Early Feedback and Operational Challenges
Initial consumer and employee reactions to the reformed stores have been mixed, highlighting the difficulties of replicating another brand’s ethos. Some customers praise improved service and ambiance, but others critique persistent high prices, unclear store layouts, and inconsistent ‘Pang Donglai’ character in the product mix. More tellingly, employee sentiments shared on social media reveal friction: many report increased workloads, constant training, and more overtime without commensurate pay raises or better leave policies, contradicting the employee-centric model Pang Donglai is famous for. This gap between ambition and on-the-ground execution poses a significant risk to the reform’s sustainability and cultural integration.
Insider Moves: Executive and Shareholder Divestment Amid the Turmoil
During this period of intense transformation and financial strain, actions by company insiders have drawn market scrutiny. The divestment by senior management and major shareholders often signals internal assessment of near-term prospects, adding another layer of complexity for investors evaluating the Pang Donglai-style reform.
Vice President Luo Wenxia’s Share Sale
In October 2025, Vice President Luo Wenxia (罗雯霞) disclosed a减持计划 (share reduction plan). By early November, she had sold 108,700 shares via集中竞价 (centralized bidding), completing the planned divestment. While the volume was small relative to total equity, the timing—amid the costly reform push—raised eyebrows.
Chairman Zhang Xuansong’s Affiliate Reduction
More substantially, in November 2025, Yonghui announced that Chairman Zhang Xuansong (张轩松) and his一致行动人 (persons acting in concert) planned to sell up to 90.75 million shares, representing 1% of total equity. The selling entity was specifically the Shanghai Xishirun Investment Management – Xishirun Herun No. 6 Private Securities Investment Fund, which held about 1.87% of Yonghui. By December 8, 2025, this减持计划 (reduction plan) was completed, with the fund selling all 90.75 million shares for a total consideration of 377 million yuan. Chairman Zhang Xuansong (张轩松) remains the company’s largest individual shareholder, but this move by his affiliated funds during a critical juncture has been interpreted by some analysts as a cautious hedging of exposure.
Balance Sheet Strains and Mounting Operational Risks
Beyond the headline loss, Yonghui’s financial health indicators present a worrying backdrop for its ambitious transformation. The company’s ability to fund continued reforms and weather operational setbacks is under severe pressure.
Elevated Debt and Deteriorating Liquidity
Yonghui’s资产负债率 (asset-liability ratio) has been alarmingly high for years, consistently above 87% since 2022. As of Q3 2025, it stood at 88.96%, indicating extreme financial leverage. Liquidity metrics are equally concerning: the current ratio was 0.63 and the quick ratio 0.32, both down year-on-year and signaling potential difficulty in meeting short-term obligations. Perhaps most critically, cash flow from operations plummeted to 1.14 billion yuan in the first nine months of 2025, a dramatic 69.8% drop from 3.78 billion yuan in the same period of 2024. This cash crunch severely limits financial flexibility for ongoing Pang Donglai-style reform investments.

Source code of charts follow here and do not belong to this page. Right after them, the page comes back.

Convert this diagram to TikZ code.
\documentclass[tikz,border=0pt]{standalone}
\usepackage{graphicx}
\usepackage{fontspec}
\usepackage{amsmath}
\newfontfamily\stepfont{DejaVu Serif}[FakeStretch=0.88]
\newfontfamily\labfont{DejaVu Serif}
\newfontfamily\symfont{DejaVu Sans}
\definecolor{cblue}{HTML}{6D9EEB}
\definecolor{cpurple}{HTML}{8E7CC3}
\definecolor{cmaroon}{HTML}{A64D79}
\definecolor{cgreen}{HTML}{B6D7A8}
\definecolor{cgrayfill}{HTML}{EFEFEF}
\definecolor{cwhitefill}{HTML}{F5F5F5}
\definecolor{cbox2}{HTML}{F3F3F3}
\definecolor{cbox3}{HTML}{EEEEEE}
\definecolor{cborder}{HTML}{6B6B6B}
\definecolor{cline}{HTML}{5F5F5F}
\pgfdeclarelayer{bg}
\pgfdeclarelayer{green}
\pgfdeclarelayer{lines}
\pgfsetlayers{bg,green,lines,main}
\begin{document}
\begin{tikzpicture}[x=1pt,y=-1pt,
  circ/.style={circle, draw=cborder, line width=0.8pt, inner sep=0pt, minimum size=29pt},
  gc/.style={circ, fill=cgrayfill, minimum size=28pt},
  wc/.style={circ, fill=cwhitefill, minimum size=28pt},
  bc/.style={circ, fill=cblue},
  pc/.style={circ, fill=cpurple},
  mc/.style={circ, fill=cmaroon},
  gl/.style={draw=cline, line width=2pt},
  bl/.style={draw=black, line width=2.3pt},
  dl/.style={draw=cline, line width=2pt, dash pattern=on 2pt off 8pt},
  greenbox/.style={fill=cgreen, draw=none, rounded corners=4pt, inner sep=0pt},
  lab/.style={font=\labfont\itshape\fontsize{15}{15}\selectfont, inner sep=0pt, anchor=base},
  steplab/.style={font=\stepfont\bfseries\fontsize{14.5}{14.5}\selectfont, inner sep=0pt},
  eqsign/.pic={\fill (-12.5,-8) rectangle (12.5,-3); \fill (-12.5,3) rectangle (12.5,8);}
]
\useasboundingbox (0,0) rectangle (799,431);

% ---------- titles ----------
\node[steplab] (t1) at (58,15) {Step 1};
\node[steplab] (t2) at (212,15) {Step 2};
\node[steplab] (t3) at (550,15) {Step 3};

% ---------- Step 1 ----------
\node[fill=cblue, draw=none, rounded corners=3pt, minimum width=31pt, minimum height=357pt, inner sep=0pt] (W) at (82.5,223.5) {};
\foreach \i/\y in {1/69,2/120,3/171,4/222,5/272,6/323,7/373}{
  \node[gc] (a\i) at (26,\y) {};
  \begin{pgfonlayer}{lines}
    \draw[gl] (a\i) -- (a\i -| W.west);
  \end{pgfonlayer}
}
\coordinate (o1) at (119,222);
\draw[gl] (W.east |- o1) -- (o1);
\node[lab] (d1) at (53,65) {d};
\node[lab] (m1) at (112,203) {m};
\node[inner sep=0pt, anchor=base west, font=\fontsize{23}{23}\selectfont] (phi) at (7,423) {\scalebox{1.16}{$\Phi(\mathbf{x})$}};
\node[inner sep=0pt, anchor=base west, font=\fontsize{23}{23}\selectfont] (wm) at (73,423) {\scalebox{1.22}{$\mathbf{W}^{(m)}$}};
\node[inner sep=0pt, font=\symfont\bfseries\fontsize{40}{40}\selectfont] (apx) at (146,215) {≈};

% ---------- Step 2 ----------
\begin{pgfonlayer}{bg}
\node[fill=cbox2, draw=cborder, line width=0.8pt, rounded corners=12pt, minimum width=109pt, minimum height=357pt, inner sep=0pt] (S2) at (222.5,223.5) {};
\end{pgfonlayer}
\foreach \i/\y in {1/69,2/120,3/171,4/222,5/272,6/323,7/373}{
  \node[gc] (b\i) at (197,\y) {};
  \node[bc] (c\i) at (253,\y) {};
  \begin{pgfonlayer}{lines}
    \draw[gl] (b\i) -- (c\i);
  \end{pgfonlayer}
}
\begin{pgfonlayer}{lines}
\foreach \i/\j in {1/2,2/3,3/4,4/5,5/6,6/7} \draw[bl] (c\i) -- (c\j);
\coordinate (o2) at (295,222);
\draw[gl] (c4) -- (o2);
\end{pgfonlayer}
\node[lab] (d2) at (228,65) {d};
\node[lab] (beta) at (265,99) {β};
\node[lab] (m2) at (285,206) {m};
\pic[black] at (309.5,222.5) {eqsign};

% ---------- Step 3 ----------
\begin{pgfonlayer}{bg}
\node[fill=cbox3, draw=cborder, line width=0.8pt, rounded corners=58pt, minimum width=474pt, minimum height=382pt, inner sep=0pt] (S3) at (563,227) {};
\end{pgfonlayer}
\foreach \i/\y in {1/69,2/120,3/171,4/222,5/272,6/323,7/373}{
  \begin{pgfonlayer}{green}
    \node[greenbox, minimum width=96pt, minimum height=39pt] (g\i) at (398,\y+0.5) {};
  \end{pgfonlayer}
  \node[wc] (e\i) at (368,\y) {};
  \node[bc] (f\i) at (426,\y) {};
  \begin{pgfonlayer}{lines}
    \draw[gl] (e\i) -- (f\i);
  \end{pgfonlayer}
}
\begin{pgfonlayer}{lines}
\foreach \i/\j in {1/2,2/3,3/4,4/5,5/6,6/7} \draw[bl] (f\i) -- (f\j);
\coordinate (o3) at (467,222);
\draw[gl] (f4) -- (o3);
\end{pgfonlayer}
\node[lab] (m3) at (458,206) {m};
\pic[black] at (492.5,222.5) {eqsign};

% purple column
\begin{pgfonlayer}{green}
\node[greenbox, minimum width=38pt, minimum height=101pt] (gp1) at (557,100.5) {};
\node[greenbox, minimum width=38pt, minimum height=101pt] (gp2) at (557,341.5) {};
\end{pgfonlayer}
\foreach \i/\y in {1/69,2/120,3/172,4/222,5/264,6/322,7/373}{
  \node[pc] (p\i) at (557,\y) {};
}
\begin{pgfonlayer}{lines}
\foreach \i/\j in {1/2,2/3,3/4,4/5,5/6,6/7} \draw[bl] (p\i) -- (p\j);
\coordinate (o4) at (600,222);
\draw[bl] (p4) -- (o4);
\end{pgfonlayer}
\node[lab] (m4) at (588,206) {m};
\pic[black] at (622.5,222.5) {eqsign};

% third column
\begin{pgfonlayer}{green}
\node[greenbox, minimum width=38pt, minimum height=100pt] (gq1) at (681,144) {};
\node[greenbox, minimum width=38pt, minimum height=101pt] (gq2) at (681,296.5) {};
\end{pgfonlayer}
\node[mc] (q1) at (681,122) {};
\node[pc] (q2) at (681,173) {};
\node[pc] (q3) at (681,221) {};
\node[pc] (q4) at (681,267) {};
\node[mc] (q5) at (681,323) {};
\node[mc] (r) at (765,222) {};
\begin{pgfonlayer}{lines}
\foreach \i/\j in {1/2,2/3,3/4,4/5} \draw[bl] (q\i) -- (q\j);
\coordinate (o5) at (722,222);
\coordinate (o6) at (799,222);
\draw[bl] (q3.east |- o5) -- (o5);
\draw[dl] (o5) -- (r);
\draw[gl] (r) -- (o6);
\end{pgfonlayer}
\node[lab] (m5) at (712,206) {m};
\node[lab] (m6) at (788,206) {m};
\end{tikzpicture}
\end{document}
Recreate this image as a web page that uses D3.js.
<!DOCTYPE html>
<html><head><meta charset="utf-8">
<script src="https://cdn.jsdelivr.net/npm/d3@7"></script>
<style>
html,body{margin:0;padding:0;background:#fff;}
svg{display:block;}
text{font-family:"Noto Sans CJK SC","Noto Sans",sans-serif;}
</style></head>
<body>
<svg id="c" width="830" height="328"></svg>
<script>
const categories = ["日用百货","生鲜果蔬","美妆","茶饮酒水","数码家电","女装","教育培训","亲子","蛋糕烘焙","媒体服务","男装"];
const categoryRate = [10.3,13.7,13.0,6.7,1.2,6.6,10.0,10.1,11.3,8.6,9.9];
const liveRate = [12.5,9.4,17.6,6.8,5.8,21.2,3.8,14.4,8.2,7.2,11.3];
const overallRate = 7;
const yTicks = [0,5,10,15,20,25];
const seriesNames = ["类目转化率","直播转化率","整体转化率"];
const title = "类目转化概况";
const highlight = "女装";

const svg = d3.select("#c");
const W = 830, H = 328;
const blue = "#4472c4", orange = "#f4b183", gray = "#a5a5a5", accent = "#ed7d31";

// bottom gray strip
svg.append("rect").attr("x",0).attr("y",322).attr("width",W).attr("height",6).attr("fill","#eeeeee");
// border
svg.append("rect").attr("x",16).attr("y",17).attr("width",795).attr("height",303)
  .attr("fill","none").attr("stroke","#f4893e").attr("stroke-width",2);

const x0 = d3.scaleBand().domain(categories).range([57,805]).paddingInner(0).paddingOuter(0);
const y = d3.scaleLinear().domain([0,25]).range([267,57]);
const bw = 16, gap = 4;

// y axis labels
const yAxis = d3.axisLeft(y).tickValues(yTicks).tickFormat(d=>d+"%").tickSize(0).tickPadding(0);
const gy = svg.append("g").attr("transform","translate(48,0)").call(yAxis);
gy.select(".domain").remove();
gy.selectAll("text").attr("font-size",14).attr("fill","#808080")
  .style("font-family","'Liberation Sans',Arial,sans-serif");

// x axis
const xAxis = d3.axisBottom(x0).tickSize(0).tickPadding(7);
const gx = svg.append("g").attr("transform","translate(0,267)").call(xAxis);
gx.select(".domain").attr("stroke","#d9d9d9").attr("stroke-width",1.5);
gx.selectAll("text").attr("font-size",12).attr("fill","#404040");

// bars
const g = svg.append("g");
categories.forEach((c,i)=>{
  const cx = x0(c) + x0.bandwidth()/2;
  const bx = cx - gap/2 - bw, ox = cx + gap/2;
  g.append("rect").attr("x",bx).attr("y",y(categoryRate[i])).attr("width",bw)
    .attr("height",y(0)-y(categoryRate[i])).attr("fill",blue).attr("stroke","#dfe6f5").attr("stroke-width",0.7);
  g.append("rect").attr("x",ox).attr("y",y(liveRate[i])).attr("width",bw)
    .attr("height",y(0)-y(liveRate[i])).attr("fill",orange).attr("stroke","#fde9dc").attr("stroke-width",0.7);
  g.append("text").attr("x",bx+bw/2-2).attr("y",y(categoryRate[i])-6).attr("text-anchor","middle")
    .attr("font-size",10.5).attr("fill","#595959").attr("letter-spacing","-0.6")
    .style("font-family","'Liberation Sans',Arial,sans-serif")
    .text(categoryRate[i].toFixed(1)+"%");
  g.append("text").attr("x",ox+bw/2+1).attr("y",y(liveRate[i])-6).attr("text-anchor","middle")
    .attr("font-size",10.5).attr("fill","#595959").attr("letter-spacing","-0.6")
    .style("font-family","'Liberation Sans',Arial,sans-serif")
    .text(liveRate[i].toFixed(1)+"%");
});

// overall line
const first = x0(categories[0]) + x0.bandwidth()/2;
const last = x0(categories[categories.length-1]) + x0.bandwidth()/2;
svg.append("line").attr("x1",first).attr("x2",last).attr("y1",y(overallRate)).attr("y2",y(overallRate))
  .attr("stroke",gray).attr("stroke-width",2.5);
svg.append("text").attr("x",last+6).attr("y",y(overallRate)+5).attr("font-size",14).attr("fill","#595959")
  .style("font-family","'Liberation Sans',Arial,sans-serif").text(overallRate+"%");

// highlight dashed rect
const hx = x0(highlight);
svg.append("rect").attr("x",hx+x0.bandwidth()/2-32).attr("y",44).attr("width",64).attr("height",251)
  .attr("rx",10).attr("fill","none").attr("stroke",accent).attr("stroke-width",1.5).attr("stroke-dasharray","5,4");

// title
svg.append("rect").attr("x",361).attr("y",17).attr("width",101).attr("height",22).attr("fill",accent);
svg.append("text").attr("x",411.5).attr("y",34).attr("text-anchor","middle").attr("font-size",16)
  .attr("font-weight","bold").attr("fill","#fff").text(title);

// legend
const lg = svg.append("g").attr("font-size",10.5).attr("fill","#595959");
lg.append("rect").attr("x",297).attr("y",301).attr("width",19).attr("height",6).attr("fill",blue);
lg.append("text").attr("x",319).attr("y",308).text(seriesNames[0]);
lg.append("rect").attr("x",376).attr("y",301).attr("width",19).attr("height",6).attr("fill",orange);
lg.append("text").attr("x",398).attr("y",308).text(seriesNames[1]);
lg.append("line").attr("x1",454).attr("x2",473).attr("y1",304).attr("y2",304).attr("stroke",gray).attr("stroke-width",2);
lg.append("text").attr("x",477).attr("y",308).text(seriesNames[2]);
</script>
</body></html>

Legal Disputes and Consumer Relations
Operational risks are compounding. In December 2025, Yonghui disclosed新增诉讼、仲裁 (newly added litigation and arbitration) involving approximately 495 million yuan, equivalent to 11.14% of its 2024 audited net asset value. Over 92% of these cases list Yonghui or its subsidiaries as the defendant, with the largest claims related to lease contract disputes. Furthermore, consumer complaint platforms like黑猫投诉 (Heimao Tousu) host over ten thousand complaints against Yonghui, citing issues from food safety to poor service—a direct challenge to the customer-centric promises of the Pang Donglai-style reform. These factors collectively increase operational uncertainty and potential future liabilities.
The Road Ahead: Navigating an Uncertain Future
The pivotal question for investors and market observers is whether Yonghui Superstores’ painful and expensive Pang Donglai-style reform will ultimately deliver a sustainable turnaround. The company’s path to profitability is fraught with challenges that extend beyond mere store renovations.
Assessing the Long-Term Viability of the Transformation
Success hinges on several factors: the ability to genuinely embed a quality-over-quantity culture, improve supply chain efficiency to protect margins, and successfully renegotiate its debt burden. The reform must not only attract customers but also do so at a profitable unit economic level. The mixed early feedback suggests that the cultural and operational shift is incomplete. For the Pang Donglai-style reform to be deemed successful, it must translate into sustained same-store sales growth, improved customer loyalty, and, ultimately, a return to net profitability. The company’s guidance suggests the worst of the supply chain disruption is over, but the proof will be in forthcoming quarterly sales data.
Market Sentiment and Strategic Imperatives
The market’s patience is being tested. Yonghui’s stock price, closing at 4.67 yuan per share on January 22, reflects significant skepticism. For international investors, the key metrics to monitor will be trends in operating cash flow, debt reduction progress, and comparable-store sales growth in reformed outlets. The company must also navigate the delicate balance of investing in its Pang Donglai-inspired future while managing immediate liquidity needs. Further asset sales or strategic financing may become necessary to shore up the balance sheet and fund the remaining transformation. Yonghui Superstores stands at a critical inflection point. Its aggressive, Pang Donglai-style reform represents a bold attempt to reinvent itself in a rapidly evolving retail landscape, but the 2025 results underscore the immense short-term financial sacrifice required. The widened losses, insider share sales, high leverage, and cash flow deterioration paint a picture of a company undergoing profound stress during transition. While the strategic direction towards quality retail may be sound, execution risk remains exceptionally high. The coming quarters will be crucial in determining whether this costly overhaul can stem the losses, win back consumer trust, and restore investor confidence. Stakeholders should closely watch for signs of operational stabilization, debt management progress, and tangible evidence that the Pang Donglai-inspired model is gaining traction where it matters most—at the cash register. The journey ahead for Yonghui is fraught with uncertainty, but it also represents a defining case study in corporate transformation within China’s challenging consumer market.